The good news – and who doesn’t need good news in 2021 – is that there have been two huge commitments from the Scottish Government which would go far to realise the right to housing.
We welcomed the landmark commitment from the Scottish Government to deliver enough homes to finally start to reduce affordable housing need – 110,000 affordable homes in the next ten years, of which 70% must be social homes. But we know there are challenges to ensuring these quality homes are delivered in the right places: the Scottish Government must continue to prioritise and support this important programme.
And to strengthen the rights framework, the government has committed to introduce a new human rights bill in this parliamentary term, incorporating the right to adequate housing as part of the International Covenant on Economic, Social and Cultural rights and three other conventions. The implications for this are ground-breaking. But – like everything else – the devil is in the detail. We need to ensure that the implementation gap that we see in other areas of housing and homelessness is tackled. And we need rights to be cemented in a strong legal framework, we need the system to work right – first time – so that the onus isn’t on individuals to have to challenge authorities when their rights aren’t followed through on – whilst ensuring that in instances where this is necessary, people know their rights and feel able and confident to enforce them.

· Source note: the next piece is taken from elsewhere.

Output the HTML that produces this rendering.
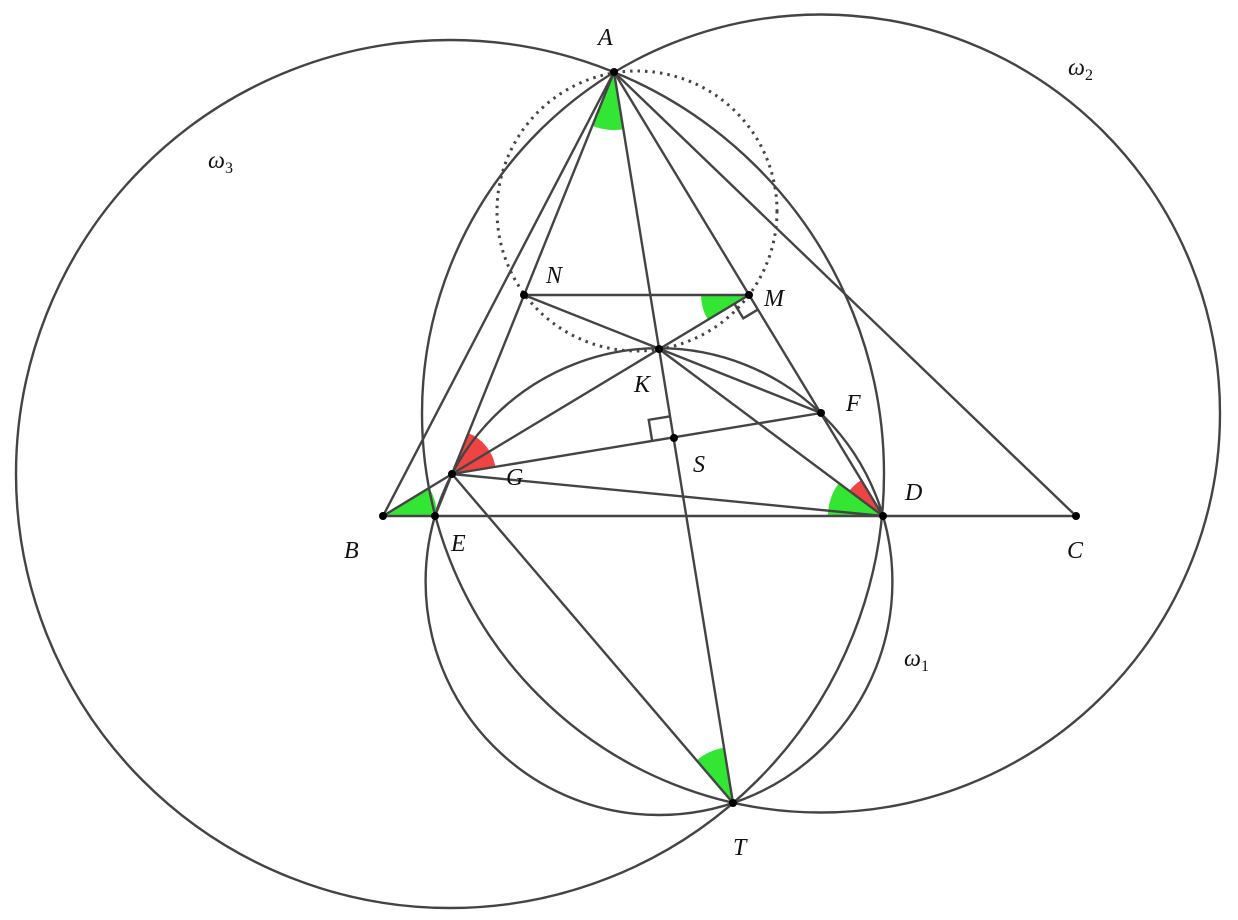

Today, on Human Rights Day Shelter Scotland are publishing a paper by Tatora Mukushi, which looks at the existing legal framework in Scotland and the ways in which it currently incorporates the right to adequate housing – as well as identifying gaps, for example around access to justice. It explores the recommendations of the National Taskforce for Human Rights and how they might be realised in the housing context – the role of the Scottish Housing Regulator, how we can encourage participation, how we monitor outcomes, the importance of allowing organisations with sufficient interest to bring cases on issues that are in the public interest or to support victims or classes of victims in bringing cases forward, and so on. An international comparison explores how Finland, South Africa, Colombia, Portugal and the Netherlands have incorporated the right to housing, and highlights lessons we should learn from each approach.

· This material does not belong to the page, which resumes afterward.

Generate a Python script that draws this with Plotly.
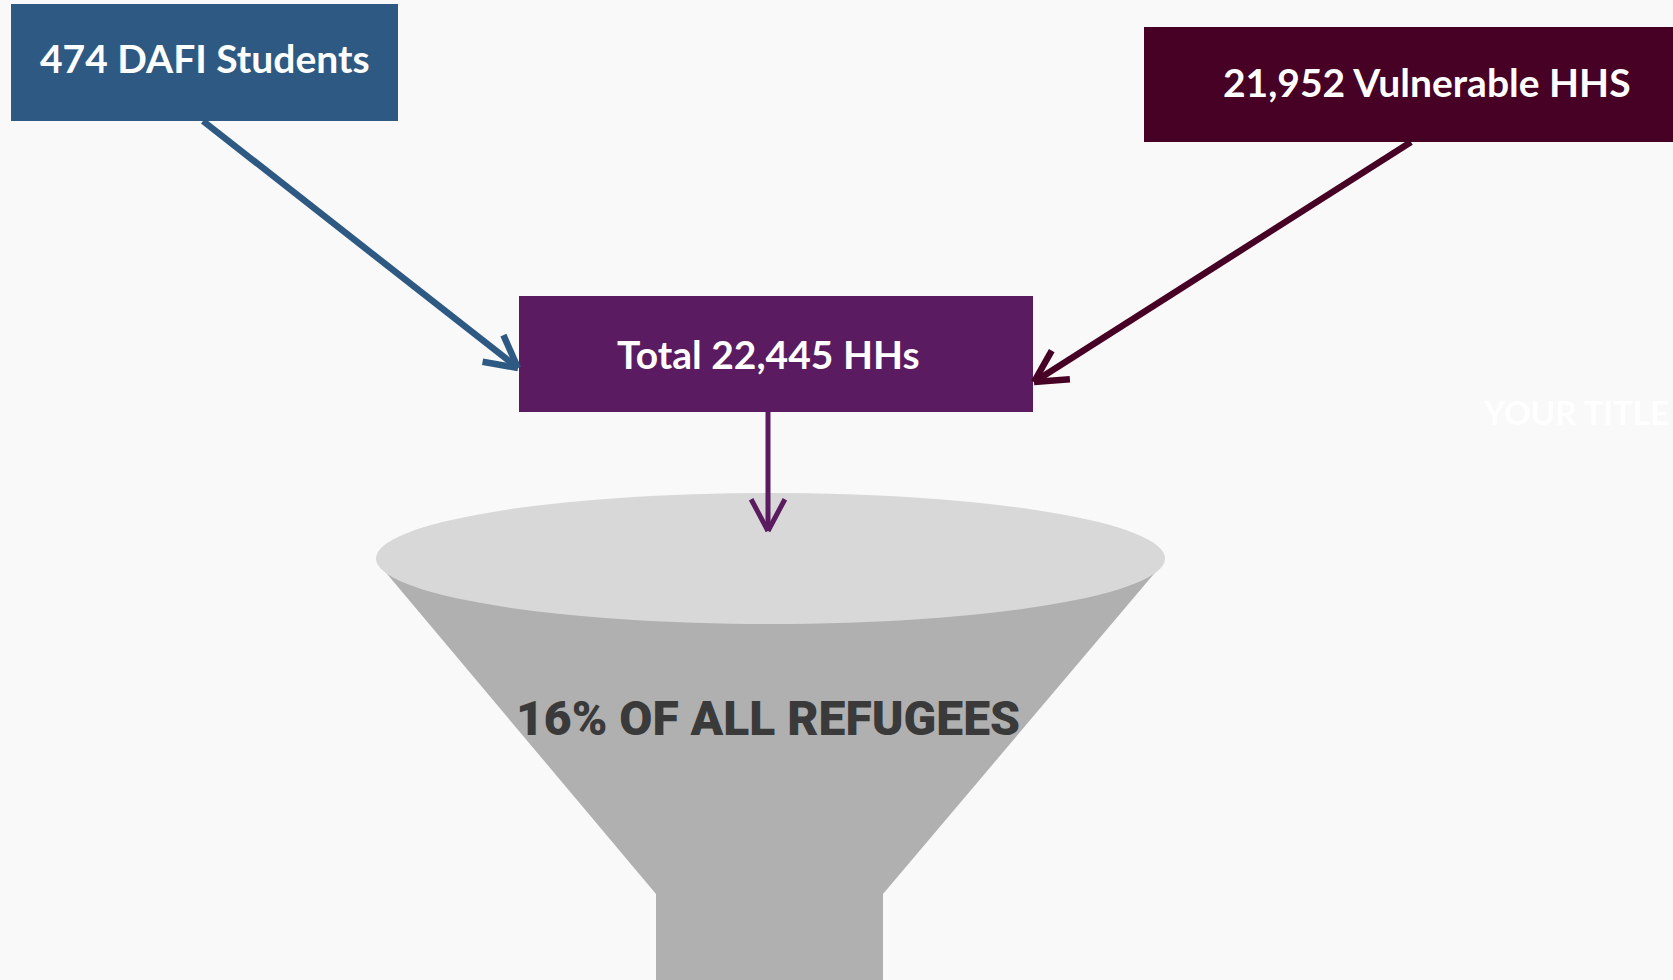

Crucially, the report covers what can be done now, in advance of any new statutory framework introduced by a Bill including that “elements such as Human Rights Budgeting and the institutionalisation of a human rights-based approach need not be delayed”.
The intention is that this new report assists the policy makers in the housing sector and beyond on how to take the next steps to incorporate the UN human right to housing, in the coming months and years, until we reach the point that everyone in Scotland has a safe home.
The report, Housing as a Human Right: Realising the human right to housing in Scotland, by Tatora Mukushi, will be published on Shelter Scotland’s policy library.